As a business owner, you may have heard about the S-corporation and what it can (possibly) do for your company. Unfortunately, much of the information available about S-corps falls into two categories: the misleading or the incredibly technical.
This is the first of a two-part look at the most common misconceptions about S-corporations.
While no article can conclusively tell you if the S-corp is the right path for your business, hopefully quality information will help you steer in the right direction.
Misconception #1: An S-Corp is a Type of Corporation
This is the most common misconception, and an easy one to make given the name “S-corp”. But an S-corp isn't actually a corporation at all.
A corporation is a business entity separate from its owners. It is created by filing formation documents with a state agency, such as a Secretary of State.
An S-corp, however, is a tax designation granted by the Internal Revenue Service (IRS). You can't form an S-corp. It isn't an entity. What you can do is apply for S-corp status by filing the Form 2553 (Election by a Small Business Corporation). If the IRS approves your application, the election alters the way your company is taxed.
In reality, the term “S-corporation” is nothing more than terminology.
Many entrepreneurs are misled by well-meaning articles comparing LLCs to S-corps, or Corporations to S-corps. Such comparisons can be distracting, because the truth is that both LLCs and corporations can file for an S-corp election. Doing so doesn't change the nature of your entity (an LLC that applies for S-corp status is still an LLC), it simply alters how the IRS taxes your business.
Misconception #2: Any Business Can Elect to Be an S-Corp
You must apply to the IRS to be granted S-corp status, but there are stringent requirements. Not every company is eligible (but the majority of companies are).

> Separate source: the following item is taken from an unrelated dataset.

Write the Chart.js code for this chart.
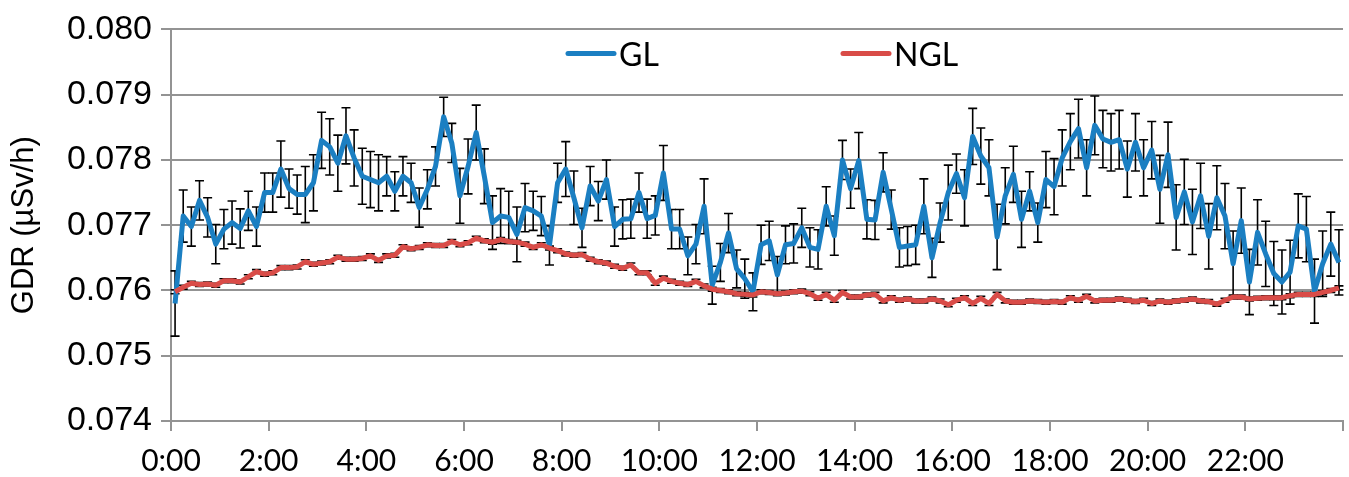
<!DOCTYPE html>
<html>
<head>
<meta charset="utf-8">
<script src="https://cdn.jsdelivr.net/npm/chart.js@4.4.1/dist/chart.umd.min.js"></script>
<style>
  html, body { margin: 0; padding: 0; background: #fff; }
  #wrap { width: 1349px; height: 477px; }
</style>
</head>
<body>
<div id="wrap"><canvas id="myChart" width="1349" height="477"></canvas></div>
<script>
// GDR readings every 10 minutes, 0:00 .. 23:50 (one row = 2 hours)
const glValues = [
  0.07580, 0.07714, 0.07698, 0.07738, 0.07712, 0.07671, 0.07694, 0.07704, 0.07695, 0.07722, 0.07698, 0.07750,
  0.07750, 0.07786, 0.07756, 0.07747, 0.07747, 0.07765, 0.07830, 0.07820, 0.07795, 0.07837, 0.07803, 0.07775,
  0.07770, 0.07765, 0.07775, 0.07752, 0.07775, 0.07765, 0.07727, 0.07755, 0.07790, 0.07866, 0.07826, 0.07745,
  0.07790, 0.07842, 0.07775, 0.07704, 0.07714, 0.07712, 0.07686, 0.07727, 0.07722, 0.07714, 0.07669, 0.07765,
  0.07786, 0.07742, 0.07696, 0.07760, 0.07737, 0.07770, 0.07698, 0.07709, 0.07710, 0.07750, 0.07710, 0.07715,
  0.07780, 0.07694, 0.07694, 0.07653, 0.07671, 0.07729, 0.07608, 0.07643, 0.07688, 0.07633, 0.07618, 0.07598,
  0.07670, 0.07676, 0.07624, 0.07670, 0.07672, 0.07696, 0.07666, 0.07663, 0.07729, 0.07684, 0.07800, 0.07756,
  0.07799, 0.07709, 0.07708, 0.07781, 0.07724, 0.07666, 0.07668, 0.07670, 0.07729, 0.07650, 0.07704, 0.07750,
  0.07779, 0.07742, 0.07836, 0.07806, 0.07788, 0.07682, 0.07745, 0.07778, 0.07709, 0.07752, 0.07704, 0.07770,
  0.07759, 0.07803, 0.07828, 0.07848, 0.07788, 0.07853, 0.07832, 0.07827, 0.07831, 0.07786, 0.07827, 0.07788,
  0.07815, 0.07755, 0.07808, 0.07712, 0.07751, 0.07705, 0.07745, 0.07683, 0.07742, 0.07714, 0.07641, 0.07707,
  0.07613, 0.07689, 0.07656, 0.07626, 0.07613, 0.07628, 0.07699, 0.07694, 0.07599, 0.07641, 0.07671, 0.07643,
];
const glErrors = [
  0.0005, 0.0004, 0.0003, 0.0003, 0.0003, 0.0003, 0.0003, 0.00033, 0.0003, 0.0003, 0.0003, 0.0003,
  0.0003, 0.00043, 0.0003, 0.0003, 0.00043, 0.00043, 0.00043, 0.00043, 0.00043, 0.00043, 0.00043, 0.00043,
  0.00043, 0.00043, 0.0003, 0.0003, 0.0003, 0.0003, 0.0003, 0.0003, 0.0003, 0.0003, 0.0003, 0.00042,
  0.00042, 0.00042, 0.00042, 0.00041, 0.00042, 0.0004, 0.00042, 0.00037, 0.0003, 0.0003, 0.0003, 0.0003,
  0.00042, 0.00041, 0.0003, 0.0003, 0.0003, 0.0003, 0.0003, 0.0003, 0.0003, 0.0003, 0.0003, 0.0003,
  0.00042, 0.0003, 0.0003, 0.00029, 0.0003, 0.00042, 0.00029, 0.00029, 0.0003, 0.00029, 0.0003, 0.00029,
  0.0003, 0.0003, 0.00028, 0.00029, 0.0003, 0.0003, 0.0003, 0.0003, 0.0003, 0.0003, 0.0003, 0.0003,
  0.00043, 0.0003, 0.0003, 0.0003, 0.0003, 0.0003, 0.0003, 0.0003, 0.00042, 0.0003, 0.0003, 0.00042,
  0.0003, 0.00043, 0.00043, 0.00043, 0.00043, 0.0005, 0.00043, 0.00043, 0.00043, 0.0003, 0.0003, 0.00043,
  0.00043, 0.00043, 0.00043, 0.00045, 0.00043, 0.00045, 0.00044, 0.00044, 0.00045, 0.00043, 0.00044, 0.00043,
  0.00044, 0.00052, 0.0005, 0.0005, 0.0005, 0.0005, 0.0005, 0.0005, 0.00049, 0.0005, 0.0005, 0.0005,
  0.0005, 0.0005, 0.0005, 0.00049, 0.00049, 0.00049, 0.00049, 0.0005, 0.00049, 0.0005, 0.00049, 0.0005,
];
const nglValues = [
  0.07598, 0.07605, 0.07611, 0.07609, 0.07610, 0.07608, 0.07615, 0.07615, 0.07613, 0.07621, 0.07629, 0.07625,
  0.07627, 0.07635, 0.07635, 0.07636, 0.07644, 0.07640, 0.07642, 0.07644, 0.07651, 0.07648, 0.07648, 0.07649,
  0.07653, 0.07646, 0.07653, 0.07654, 0.07667, 0.07664, 0.07666, 0.07670, 0.07669, 0.07669, 0.07675, 0.07670,
  0.07673, 0.07680, 0.07676, 0.07674, 0.07678, 0.07675, 0.07674, 0.07671, 0.07666, 0.07670, 0.07665, 0.07661,
  0.07656, 0.07654, 0.07655, 0.07648, 0.07644, 0.07642, 0.07637, 0.07634, 0.07639, 0.07627, 0.07627, 0.07611,
  0.07619, 0.07614, 0.07611, 0.07609, 0.07614, 0.07607, 0.07602, 0.07600, 0.07598, 0.07595, 0.07594, 0.07593,
  0.07598, 0.07597, 0.07595, 0.07596, 0.07598, 0.07599, 0.07595, 0.07588, 0.07594, 0.07585, 0.07597, 0.07590,
  0.07590, 0.07593, 0.07594, 0.07584, 0.07589, 0.07585, 0.07587, 0.07584, 0.07584, 0.07587, 0.07584, 0.07578,
  0.07585, 0.07589, 0.07580, 0.07588, 0.07580, 0.07594, 0.07584, 0.07582, 0.07582, 0.07584, 0.07583, 0.07582,
  0.07583, 0.07582, 0.07589, 0.07585, 0.07591, 0.07584, 0.07585, 0.07585, 0.07587, 0.07585, 0.07583, 0.07585,
  0.07580, 0.07584, 0.07582, 0.07584, 0.07585, 0.07587, 0.07584, 0.07583, 0.07579, 0.07585, 0.07590, 0.07590,
  0.07587, 0.07588, 0.07589, 0.07589, 0.07589, 0.07592, 0.07594, 0.07594, 0.07594, 0.07597, 0.07600, 0.07604,
];
const nglError = 0.00003; // NGL error bars are tiny, mostly hidden by the line
const seriesNames = ['GL', 'NGL'];
const yTicks = [0.074, 0.075, 0.076, 0.077, 0.078, 0.079, 0.080];
const xTickHours = [0, 2, 4, 6, 8, 10, 12, 14, 16, 18, 20, 22];

const colors = {
  gl: '#1b7fc2',
  ngl: '#d94c48',
  grid: '#939393',
};
const stepMinutes = 10;
// points sit in the middle of each 10 minute slot (like excel "between tick marks")
const toPoints = (values) => values.map((v, i) => ({ x: i * stepMinutes + stepMinutes / 2, y: v }));

// draws vertical error bars with caps, behind the lines
const errorBars = {
  id: 'errorBars',
  beforeDatasetsDraw(chart) {
    const { ctx } = chart;
    const xs = chart.scales.x;
    const ys = chart.scales.y;
    ctx.save();
    ctx.strokeStyle = '#000';
    ctx.lineWidth = 1.6;
    chart.data.datasets.forEach((ds) => {
      ds.data.forEach((p, i) => {
        const err = Array.isArray(ds.errors) ? ds.errors[i] : ds.errors;
        const px = xs.getPixelForValue(p.x);
        const top = ys.getPixelForValue(p.y + err);
        const bot = ys.getPixelForValue(p.y - err);
        ctx.beginPath();
        ctx.moveTo(px, top);
        ctx.lineTo(px, bot);
        ctx.moveTo(px - 4.5, top);
        ctx.lineTo(px + 4.5, top);
        ctx.moveTo(px - 4.5, bot);
        ctx.lineTo(px + 4.5, bot);
        ctx.stroke();
      });
    });
    ctx.restore();
  },
};

// legend drawn inside the plot, like the original
const lineLegend = {
  id: 'lineLegend',
  afterDatasetsDraw(chart) {
    const { ctx, chartArea } = chart;
    const mid = (chartArea.left + chartArea.right) / 2;
    const y = chartArea.top + 24;
    const items = [
      { name: seriesNames[0], color: colors.gl, x0: mid - 189 },
      { name: seriesNames[1], color: colors.ngl, x0: mid + 86 },
    ];
    ctx.save();
    ctx.lineWidth = 5;
    ctx.lineCap = 'round';
    ctx.font = '32px Lato';
    ctx.textBaseline = 'middle';
    ctx.fillStyle = '#000';
    items.forEach((it) => {
      ctx.strokeStyle = it.color;
      ctx.beginPath();
      ctx.moveTo(it.x0, y);
      ctx.lineTo(it.x0 + 46, y);
      ctx.stroke();
      ctx.fillText(it.name, it.x0 + 51, y + 2);
    });
    ctx.restore();
  },
};

const ctx = document.getElementById('myChart').getContext('2d');
const myChart = new Chart(ctx, {
  type: 'line',
  data: {
    datasets: [
      {
        label: seriesNames[0],
        data: toPoints(glValues),
        errors: glErrors,
        borderColor: colors.gl,
        borderWidth: 5,
        borderJoinStyle: 'round',
        pointRadius: 0,
        order: 1,
      },
      {
        label: seriesNames[1],
        data: toPoints(nglValues),
        errors: nglError,
        borderColor: colors.ngl,
        borderWidth: 5,
        borderJoinStyle: 'round',
        pointRadius: 0,
        order: 0,
      },
    ],
  },
  options: {
    responsive: false,
    animation: false,
    devicePixelRatio: 1,
    layout: { padding: { top: 24, right: 6, left: 0, bottom: 0 } },
    plugins: {
      legend: { display: false },
      tooltip: { enabled: false },
    },
    scales: {
      x: {
        type: 'linear',
        min: 0,
        max: 1440,
        afterBuildTicks: (scale) => {
          scale.ticks = xTickHours.concat([24]).map((h) => ({ value: h * 60 }));
        },
        afterFit: (scale) => {
          scale.height = 56;
          scale.paddingLeft = 0;
          scale.paddingRight = 0;
        },
        ticks: {
          autoSkip: false,
          maxRotation: 0,
          padding: 12,
          color: '#000',
          font: { family: 'Lato', size: 30 },
          callback: (v) => (v < 1440 ? `${v / 60}:00` : ''),
        },
        grid: {
          drawOnChartArea: false,
          drawTicks: true,
          tickLength: 10,
          color: colors.grid,
          lineWidth: 2,
        },
        border: { color: colors.grid, width: 2 },
      },
      y: {
        min: 0.074,
        max: 0.08,
        afterBuildTicks: (scale) => {
          scale.ticks = yTicks.map((v) => ({ value: v }));
        },
        afterFit: (scale) => {
          scale.width = 171;
        },
        ticks: {
          padding: 9,
          color: '#000',
          font: { family: 'Liberation Sans', size: 34 },
          callback: (v) => v.toFixed(3),
        },
        grid: {
          color: colors.grid,
          lineWidth: 2,
          tickLength: 10,
        },
        border: { color: colors.grid, width: 2 },
        title: {
          display: true,
          text: 'GDR (µSv/h)',
          color: '#000',
          font: { family: 'Liberation Sans', size: 31 },
          padding: { top: 6, bottom: 0 },
        },
      },
    },
  },
  plugins: [errorBars, lineLegend],
});
</script>
</body>
</html>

S-Corp eligibility depends on the following factors (which also apply to LLCs and other entity types):
- No more than 100 shareholders
- Shareholders cannot be nonresidents or corporations
- Must be a domestic company
- All shareholders must consent to the election
- Can issue only one class of stock
- Company cannot be a member of an affiliated group
These eligibility guidelines apply to your company both before and after you are granted S-corp status. If the IRS grants approval when you have 80 shareholders and you expand to 120, you are no longer eligible.
The IRS advises that you submit the Form 2553:
· No more than two months and 15 days after beginning the tax year that the election is to take effect, or
· At any time during the tax year preceding the tax year it is to take effect
It is possible to file late, however. The IRS has rules for late filings, which it calls Late Election Relief. In order to be eligible for LER, you must have intended to be an S-corp, be an eligible entity for S-corp election, and have failed to qualify only because you did not file the Form 2553 on time.
You will need reasonable cause for failure to file on time, and both your company and your shareholders must have filed your previous taxes as if you were operating an S-corp.
When filing the Form 2553 for late election, you must write within the top margin: Filed Pursuant to Rev. Proc. 2013-30.
Misconception #3: All States Treat S-Corps the Same
S-corp status is granted at the federal level, but not every state recognizes the designation or treats it the same way.
One of the most significant benefits of S-corp election is that it removes double-taxation. Corporations are generally taxed twice: at the entity level and on dividends issued to shareholders. A corporation like Cocoa-Cola pays a corporate tax at the state level, and when its shareholders receive dividends they must pay taxes on their earnings on their own income taxes.
S-corp election removes entity-level taxation.
Some states, however, ignore S-corp elections and tax businesses anyway. These states are New Hampshire, Tennessee, Texas and Washington DC. Louisiana does the same thing, but allows corporations to exclude from taxable income any portion shareholders have already paid in state income tax.
Other states will recognize S-corp status, but only if you file with the state itself. These states include: Arkansas, New Jersey, and New York.
An S-corp election doesn't negate any state-level franchise tax, business privilege tax, or excise taxes. These fees must still be paid to states, regardless of your standing with the IRS.